DATA BLOCK -
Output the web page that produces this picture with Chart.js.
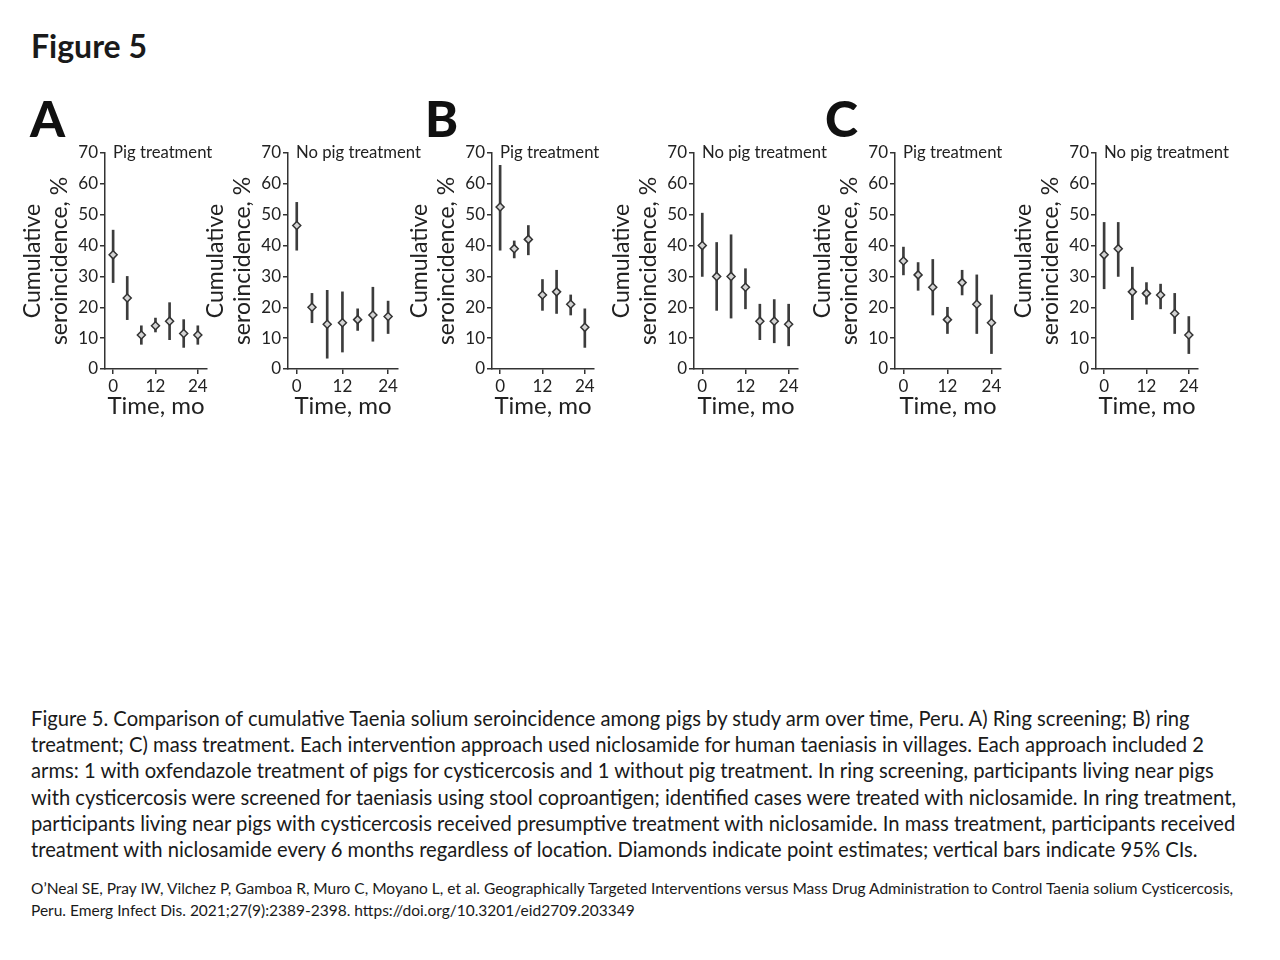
<!DOCTYPE html>
<html lang="en">
<head>
<meta charset="UTF-8" />
<title>Figure 5</title>
<script src="https://cdn.jsdelivr.net/npm/chart.js@4.4.1/dist/chart.umd.min.js"></script>
<style>
    body { margin: 0; background: #fff; font-family: Lato, "Noto Sans", sans-serif; color: #1a1a1a; }
    #page { position: relative; width: 1280px; height: 960px; overflow: hidden; }
    .fig { position: absolute; left: 31px; top: 26px; font-weight: bold; font-size: 32px; }
    .letter { position: absolute; font-weight: 900; font-size: 50px; top: 88px; color: #111; }
    canvas { position: absolute; }
    .caption { position: absolute; left: 31px; top: 705px; font-size: 20.2px; line-height: 26.2px; white-space: nowrap; }
    .cite { position: absolute; left: 31px; top: 877px; font-size: 15.5px; line-height: 22px; white-space: nowrap; }
</style>
</head>
<body>
<div id="page">
    <div class="fig">Figure 5</div>
    <div class="letter" style="left:30px">A</div>
    <div class="letter" style="left:425px">B</div>
    <div class="letter" style="left:825px">C</div>

    <canvas id="c0"></canvas>
    <canvas id="c1"></canvas>
    <canvas id="c2"></canvas>
    <canvas id="c3"></canvas>
    <canvas id="c4"></canvas>
    <canvas id="c5"></canvas>

    <div class="caption">Figure 5. Comparison of cumulative Taenia solium seroincidence among pigs by study arm over time, Peru. A) Ring screening; B) ring<br>treatment; C) mass treatment. Each intervention approach used niclosamide for human taeniasis in villages. Each approach included 2<br>arms: 1 with oxfendazole treatment of pigs for cysticercosis and 1 without pig treatment. In ring screening, participants living near pigs<br>with cysticercosis were screened for taeniasis using stool coproantigen; identified cases were treated with niclosamide. In ring treatment,<br>participants living near pigs with cysticercosis received presumptive treatment with niclosamide. In mass treatment, participants received<br>treatment with niclosamide every 6 months regardless of location. Diamonds indicate point estimates; vertical bars indicate 95% CIs.</div>
    <div class="cite">O’Neal SE, Pray IW, Vilchez P, Gamboa R, Muro C, Moyano L, et al. Geographically Targeted Interventions versus Mass Drug Administration to Control Taenia solium Cysticercosis,<br>Peru. Emerg Infect Dis. 2021;27(9):2389-2398. https://doi.org/10.3201/eid2709.203349</div>
</div>

<script>
    // time points (months) and tick labels
    const months = [0, 4, 8, 12, 16, 20, 24];
    const xTicks = [0, 12, 24];
    const panelTitles = ['Pig treatment', 'No pig treatment', 'Pig treatment', 'No pig treatment', 'Pig treatment', 'No pig treatment'];

    // A) ring screening
    const aPigEst = [37, 23, 11, 14, 15.5, 11.5, 11];
    const aPigLo  = [28, 16, 8, 12, 9.5, 7, 8];
    const aPigHi  = [45, 30, 14, 16.5, 21.5, 16, 14];
    const aNoEst  = [46.5, 20, 14.5, 15, 16, 17.5, 17];
    const aNoLo   = [38.5, 15, 3.5, 5.5, 12.5, 9, 11.5];
    const aNoHi   = [54, 24.5, 25.5, 25, 19.5, 26.5, 22];

    // B) ring treatment
    const bPigEst = [52.5, 39, 42, 24, 25, 21, 13.5];
    const bPigLo  = [38.5, 36, 37, 19, 18, 17.5, 7];
    const bPigHi  = [66, 41.5, 46.5, 29, 32, 24, 19.5];
    const bNoEst  = [40, 30, 30, 26.5, 15.5, 15.5, 14.5];
    const bNoLo   = [30, 19, 16.5, 19.5, 9.5, 8.5, 7.5];
    const bNoHi   = [50.5, 41, 43.5, 32.5, 21, 22.5, 21];

    // C) mass treatment
    const cPigEst = [35, 30.5, 26.5, 16, 28, 21, 15];
    const cPigLo  = [30.5, 25.5, 17.5, 11.5, 24, 11.5, 5];
    const cPigHi  = [39.5, 34.5, 35.5, 20, 32, 30.5, 24];
    const cNoEst  = [37, 39, 25, 24.5, 24, 18, 11];
    const cNoLo   = [26, 30, 16, 21, 19.5, 11.5, 5];
    const cNoHi   = [47.5, 47.5, 33, 28, 27.5, 24.5, 17];

    const axisX = [105, 288, 492, 694, 895, 1096];   // where each y axis sits on the page
    const areaW = [102, 110, 102, 104, 106, 102];    // plot area widths
    const Y_AXIS_W = 90;
    const CANVAS_W = 240;
    const CANVAS_H = 295;
    const ink = '#333';

    const panelTitle = {
        id: 'panelTitle',
        afterDraw(chart, args, opts) {
            const ctx = chart.ctx, a = chart.chartArea;
            ctx.save();
            ctx.font = '16.7px Lato';
            ctx.fillStyle = '#222';
            ctx.textBaseline = 'middle';
            ctx.fillText(opts.text, a.left + 8, a.top);
            ctx.restore();
        }
    };

    function makePanel(i, est, lo, hi) {
        var cv = document.getElementById('c' + i);
        cv.width = CANVAS_W;
        cv.height = CANVAS_H;
        cv.style.left = (axisX[i] - Y_AXIS_W) + 'px';
        cv.style.top = '130px';

        var bars = months.map((m, k) => ({ x: m, y: [lo[k], hi[k]] }));
        var pts = months.map((m, k) => ({ x: m, y: est[k] }));

        new Chart(cv, {
            type: 'bar',
            data: {
                datasets: [
                    { type: 'scatter', data: pts, pointStyle: 'rectRot', pointRadius: 4,
                      backgroundColor: '#d4d4d4', borderColor: ink, borderWidth: 1.5, order: 0 },
                    { type: 'bar', data: bars, backgroundColor: '#3c3c3c', barThickness: 2,
                      grouped: false, order: 1 }
                ]
            },
            plugins: [panelTitle],
            options: {
                responsive: false,
                animation: false,
                layout: { padding: { top: 23, left: 0, bottom: 0, right: CANVAS_W - Y_AXIS_W - areaW[i] } },
                plugins: {
                    legend: { display: false },
                    tooltip: { enabled: false },
                    panelTitle: { text: panelTitles[i] }
                },
                scales: {
                    x: {
                        type: 'linear', min: -2.3, max: 26.6, offset: false,
                        afterBuildTicks: s => { s.ticks = xTicks.map(v => ({ value: v })); },
                        grid: { display: true, drawOnChartArea: false, offset: false, tickLength: 5, color: ink, lineWidth: 1.5 },
                        border: { color: ink, width: 1.5 },
                        ticks: { font: { family: 'Lato', size: 17 }, color: '#222', padding: 2, maxRotation: 0 },
                        title: { display: true, text: 'Time, mo', font: { family: 'Lato', size: 24 }, color: '#222', padding: { top: 0, bottom: 4 } },
                        afterFit: s => { s.height = 56; }
                    },
                    y: {
                        min: 0, max: 70,
                        grid: { display: true, drawOnChartArea: false, tickLength: 5, color: ink, lineWidth: 1.5 },
                        border: { color: ink, width: 1.5 },
                        ticks: { stepSize: 10, font: { family: 'Lato', size: 17 }, color: '#222', padding: 2 },
                        title: { display: true, text: ['Cumulative', 'seroincidence, %'],
                                 font: { family: 'Lato', size: 23, lineHeight: 1.17 }, color: '#222', padding: { top: 4, bottom: 0 } },
                        afterFit: s => { s.width = Y_AXIS_W; }
                    }
                }
            }
        });
    }

    makePanel(0, aPigEst, aPigLo, aPigHi);
    makePanel(1, aNoEst, aNoLo, aNoHi);
    makePanel(2, bPigEst, bPigLo, bPigHi);
    makePanel(3, bNoEst, bNoLo, bNoHi);
    makePanel(4, cPigEst, cPigLo, cPigHi);
    makePanel(5, cNoEst, cNoLo, cNoHi);
</script>
</body>
</html>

TASK TO CARRY OUT - Your task is to repeat the material above exactly, without its pictures.

FINAL RESULT -
Output the web page that produces this picture with Chart.js.
<!DOCTYPE html>
<html lang="en">
<head>
<meta charset="UTF-8" />
<title>Figure 5</title>
<script src="https://cdn.jsdelivr.net/npm/chart.js@4.4.1/dist/chart.umd.min.js"></script>
<style>
    body { margin: 0; background: #fff; font-family: Lato, "Noto Sans", sans-serif; color: #1a1a1a; }
    #page { position: relative; width: 1280px; height: 960px; overflow: hidden; }
    .fig { position: absolute; left: 31px; top: 26px; font-weight: bold; font-size: 32px; }
    .letter { position: absolute; font-weight: 900; font-size: 50px; top: 88px; color: #111; }
    canvas { position: absolute; }
    .caption { position: absolute; left: 31px; top: 705px; font-size: 20.2px; line-height: 26.2px; white-space: nowrap; }
    .cite { position: absolute; left: 31px; top: 877px; font-size: 15.5px; line-height: 22px; white-space: nowrap; }
</style>
</head>
<body>
<div id="page">
    <div class="fig">Figure 5</div>
    <div class="letter" style="left:30px">A</div>
    <div class="letter" style="left:425px">B</div>
    <div class="letter" style="left:825px">C</div>

    <canvas id="c0"></canvas>
    <canvas id="c1"></canvas>
    <canvas id="c2"></canvas>
    <canvas id="c3"></canvas>
    <canvas id="c4"></canvas>
    <canvas id="c5"></canvas>

    <div class="caption">Figure 5. Comparison of cumulative Taenia solium seroincidence among pigs by study arm over time, Peru. A) Ring screening; B) ring<br>treatment; C) mass treatment. Each intervention approach used niclosamide for human taeniasis in villages. Each approach included 2<br>arms: 1 with oxfendazole treatment of pigs for cysticercosis and 1 without pig treatment. In ring screening, participants living near pigs<br>with cysticercosis were screened for taeniasis using stool coproantigen; identified cases were treated with niclosamide. In ring treatment,<br>participants living near pigs with cysticercosis received presumptive treatment with niclosamide. In mass treatment, participants received<br>treatment with niclosamide every 6 months regardless of location. Diamonds indicate point estimates; vertical bars indicate 95% CIs.</div>
    <div class="cite">O’Neal SE, Pray IW, Vilchez P, Gamboa R, Muro C, Moyano L, et al. Geographically Targeted Interventions versus Mass Drug Administration to Control Taenia solium Cysticercosis,<br>Peru. Emerg Infect Dis. 2021;27(9):2389-2398. https://doi.org/10.3201/eid2709.203349</div>
</div>

<script>
    // time points (months) and tick labels
    const months = [0, 4, 8, 12, 16, 20, 24];
    const xTicks = [0, 12, 24];
    const panelTitles = ['Pig treatment', 'No pig treatment', 'Pig treatment', 'No pig treatment', 'Pig treatment', 'No pig treatment'];

    // A) ring screening
    const aPigEst = [37, 23, 11, 14, 15.5, 11.5, 11];
    const aPigLo  = [28, 16, 8, 12, 9.5, 7, 8];
    const aPigHi  = [45, 30, 14, 16.5, 21.5, 16, 14];
    const aNoEst  = [46.5, 20, 14.5, 15, 16, 17.5, 17];
    const aNoLo   = [38.5, 15, 3.5, 5.5, 12.5, 9, 11.5];
    const aNoHi   = [54, 24.5, 25.5, 25, 19.5, 26.5, 22];

    // B) ring treatment
    const bPigEst = [52.5, 39, 42, 24, 25, 21, 13.5];
    const bPigLo  = [38.5, 36, 37, 19, 18, 17.5, 7];
    const bPigHi  = [66, 41.5, 46.5, 29, 32, 24, 19.5];
    const bNoEst  = [40, 30, 30, 26.5, 15.5, 15.5, 14.5];
    const bNoLo   = [30, 19, 16.5, 19.5, 9.5, 8.5, 7.5];
    const bNoHi   = [50.5, 41, 43.5, 32.5, 21, 22.5, 21];

    // C) mass treatment
    const cPigEst = [35, 30.5, 26.5, 16, 28, 21, 15];
    const cPigLo  = [30.5, 25.5, 17.5, 11.5, 24, 11.5, 5];
    const cPigHi  = [39.5, 34.5, 35.5, 20, 32, 30.5, 24];
    const cNoEst  = [37, 39, 25, 24.5, 24, 18, 11];
    const cNoLo   = [26, 30, 16, 21, 19.5, 11.5, 5];
    const cNoHi   = [47.5, 47.5, 33, 28, 27.5, 24.5, 17];

    const axisX = [105, 288, 492, 694, 895, 1096];   // where each y axis sits on the page
    const areaW = [102, 110, 102, 104, 106, 102];    // plot area widths
    const Y_AXIS_W = 90;
    const CANVAS_W = 240;
    const CANVAS_H = 295;
    const ink = '#333';

    const panelTitle = {
        id: 'panelTitle',
        afterDraw(chart, args, opts) {
            const ctx = chart.ctx, a = chart.chartArea;
            ctx.save();
            ctx.font = '16.7px Lato';
            ctx.fillStyle = '#222';
            ctx.textBaseline = 'middle';
            ctx.fillText(opts.text, a.left + 8, a.top);
            ctx.restore();
        }
    };

    function makePanel(i, est, lo, hi) {
        var cv = document.getElementById('c' + i);
        cv.width = CANVAS_W;
        cv.height = CANVAS_H;
        cv.style.left = (axisX[i] - Y_AXIS_W) + 'px';
        cv.style.top = '130px';

        var bars = months.map((m, k) => ({ x: m, y: [lo[k], hi[k]] }));
        var pts = months.map((m, k) => ({ x: m, y: est[k] }));

        new Chart(cv, {
            type: 'bar',
            data: {
                datasets: [
                    { type: 'scatter', data: pts, pointStyle: 'rectRot', pointRadius: 4,
                      backgroundColor: '#d4d4d4', borderColor: ink, borderWidth: 1.5, order: 0 },
                    { type: 'bar', data: bars, backgroundColor: '#3c3c3c', barThickness: 2,
                      grouped: false, order: 1 }
                ]
            },
            plugins: [panelTitle],
            options: {
                responsive: false,
                animation: false,
                layout: { padding: { top: 23, left: 0, bottom: 0, right: CANVAS_W - Y_AXIS_W - areaW[i] } },
                plugins: {
                    legend: { display: false },
                    tooltip: { enabled: false },
                    panelTitle: { text: panelTitles[i] }
                },
                scales: {
                    x: {
                        type: 'linear', min: -2.3, max: 26.6, offset: false,
                        afterBuildTicks: s => { s.ticks = xTicks.map(v => ({ value: v })); },
                        grid: { display: true, drawOnChartArea: false, offset: false, tickLength: 5, color: ink, lineWidth: 1.5 },
                        border: { color: ink, width: 1.5 },
                        ticks: { font: { family: 'Lato', size: 17 }, color: '#222', padding: 2, maxRotation: 0 },
                        title: { display: true, text: 'Time, mo', font: { family: 'Lato', size: 24 }, color: '#222', padding: { top: 0, bottom: 4 } },
                        afterFit: s => { s.height = 56; }
                    },
                    y: {
                        min: 0, max: 70,
                        grid: { display: true, drawOnChartArea: false, tickLength: 5, color: ink, lineWidth: 1.5 },
                        border: { color: ink, width: 1.5 },
                        ticks: { stepSize: 10, font: { family: 'Lato', size: 17 }, color: '#222', padding: 2 },
                        title: { display: true, text: ['Cumulative', 'seroincidence, %'],
                                 font: { family: 'Lato', size: 23, lineHeight: 1.17 }, color: '#222', padding: { top: 4, bottom: 0 } },
                        afterFit: s => { s.width = Y_AXIS_W; }
                    }
                }
            }
        });
    }

    makePanel(0, aPigEst, aPigLo, aPigHi);
    makePanel(1, aNoEst, aNoLo, aNoHi);
    makePanel(2, bPigEst, bPigLo, bPigHi);
    makePanel(3, bNoEst, bNoLo, bNoHi);
    makePanel(4, cPigEst, cPigLo, cPigHi);
    makePanel(5, cNoEst, cNoLo, cNoHi);
</script>
</body>
</html>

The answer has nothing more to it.